▶ _PROBLEM TO SOLVE_
Pictures stay out of the copy; set down each line of the listing below exactly.

▶ _DATA PROVIDED_
++++++
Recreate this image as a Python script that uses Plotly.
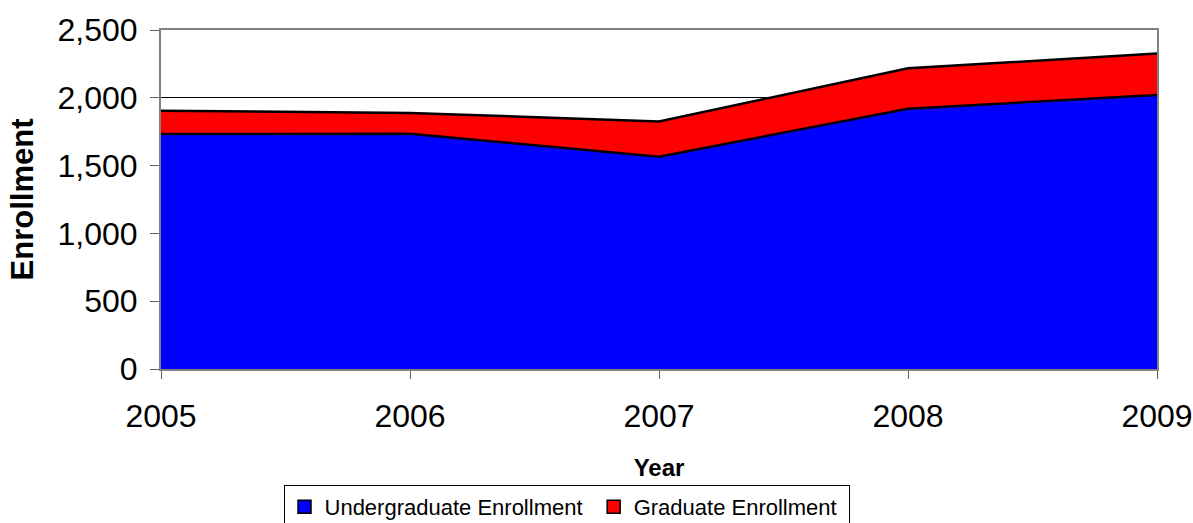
import plotly.graph_objects as go

years = [2005, 2006, 2007, 2008, 2009]
undergrad = [1733, 1735, 1566, 1920, 2020]
graduate = [172, 153, 260, 298, 306]
y_ticks = [0, 500, 1000, 1500, 2000, 2500]
y_tick_labels = ["0", "500", "1,000", "1,500", "2,000", "2,500"]
series_names = ["Undergraduate Enrollment", "Graduate Enrollment"]
series_colors = ["#0000FF", "#FF0000"]

fig = go.Figure()
for vals, name, col in zip([undergrad, graduate], series_names, series_colors):
    fig.add_trace(go.Scatter(
        x=years, y=vals, name=name, stackgroup="one", showlegend=False,
        mode="lines", line=dict(color="black", width=2.5), fillcolor=col))
# legend entries with square swatches
for name, col in zip(series_names, series_colors):
    fig.add_trace(go.Scatter(
        x=[None], y=[None], name=name + " ", mode="markers",
        marker=dict(symbol="square", size=13, color=col, line=dict(color="black", width=1.5))))

font_family = "Liberation Sans, Arial, sans-serif"
fig.update_layout(
    width=1193, height=523,
    margin=dict(l=161, r=36, t=30, b=154, autoexpand=False),
    paper_bgcolor="white", plot_bgcolor="white",
    font=dict(family=font_family, color="black"),
    showlegend=True,
    legend=dict(orientation="h", x=0.123, xanchor="left", y=-0.342, yanchor="top",
                bordercolor="black", borderwidth=1, font=dict(size=22),
                itemwidth=30, traceorder="normal", tracegroupgap=0),
    xaxis=dict(range=[2005, 2009], tickvals=years, ticktext=[str(y) for y in years],
               tickfont=dict(size=32), ticks="outside", ticklen=8, tickcolor="#606060",
               ticklabelstandoff=10, automargin=False,
               showline=True, linecolor="#808080", linewidth=2, mirror=True,
               showgrid=False, zeroline=False,
               title=dict(text="<b>Year</b>", font=dict(size=24), standoff=26)),
    yaxis=dict(range=[0, 2500], tickvals=y_ticks, ticktext=y_tick_labels,
               tickfont=dict(size=32), ticks="outside", ticklen=9, tickcolor="#606060",
               ticklabelstandoff=6, automargin=False,
               showline=True, linecolor="#808080", linewidth=2, mirror=True,
               showgrid=True, gridcolor="black", gridwidth=1, zeroline=False,
               title=dict(text="<b>Enrollment</b>", font=dict(size=31), standoff=15)),
)

fig.write_html(
    "out.html",
    config={"displayModeBar": False},
    post_script="document.body.style.margin='0';document.body.style.overflow='hidden';",
)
++++++
▶ _FULL RESPONSE_
Recreate this image as a Python script that uses Plotly.
import plotly.graph_objects as go

years = [2005, 2006, 2007, 2008, 2009]
undergrad = [1733, 1735, 1566, 1920, 2020]
graduate = [172, 153, 260, 298, 306]
y_ticks = [0, 500, 1000, 1500, 2000, 2500]
y_tick_labels = ["0", "500", "1,000", "1,500", "2,000", "2,500"]
series_names = ["Undergraduate Enrollment", "Graduate Enrollment"]
series_colors = ["#0000FF", "#FF0000"]

fig = go.Figure()
for vals, name, col in zip([undergrad, graduate], series_names, series_colors):
    fig.add_trace(go.Scatter(
        x=years, y=vals, name=name, stackgroup="one", showlegend=False,
        mode="lines", line=dict(color="black", width=2.5), fillcolor=col))
# legend entries with square swatches
for name, col in zip(series_names, series_colors):
    fig.add_trace(go.Scatter(
        x=[None], y=[None], name=name + " ", mode="markers",
        marker=dict(symbol="square", size=13, color=col, line=dict(color="black", width=1.5))))

font_family = "Liberation Sans, Arial, sans-serif"
fig.update_layout(
    width=1193, height=523,
    margin=dict(l=161, r=36, t=30, b=154, autoexpand=False),
    paper_bgcolor="white", plot_bgcolor="white",
    font=dict(family=font_family, color="black"),
    showlegend=True,
    legend=dict(orientation="h", x=0.123, xanchor="left", y=-0.342, yanchor="top",
                bordercolor="black", borderwidth=1, font=dict(size=22),
                itemwidth=30, traceorder="normal", tracegroupgap=0),
    xaxis=dict(range=[2005, 2009], tickvals=years, ticktext=[str(y) for y in years],
               tickfont=dict(size=32), ticks="outside", ticklen=8, tickcolor="#606060",
               ticklabelstandoff=10, automargin=False,
               showline=True, linecolor="#808080", linewidth=2, mirror=True,
               showgrid=False, zeroline=False,
               title=dict(text="<b>Year</b>", font=dict(size=24), standoff=26)),
    yaxis=dict(range=[0, 2500], tickvals=y_ticks, ticktext=y_tick_labels,
               tickfont=dict(size=32), ticks="outside", ticklen=9, tickcolor="#606060",
               ticklabelstandoff=6, automargin=False,
               showline=True, linecolor="#808080", linewidth=2, mirror=True,
               showgrid=True, gridcolor="black", gridwidth=1, zeroline=False,
               title=dict(text="<b>Enrollment</b>", font=dict(size=31), standoff=15)),
)

fig.write_html(
    "out.html",
    config={"displayModeBar": False},
    post_script="document.body.style.margin='0';document.body.style.overflow='hidden';",
)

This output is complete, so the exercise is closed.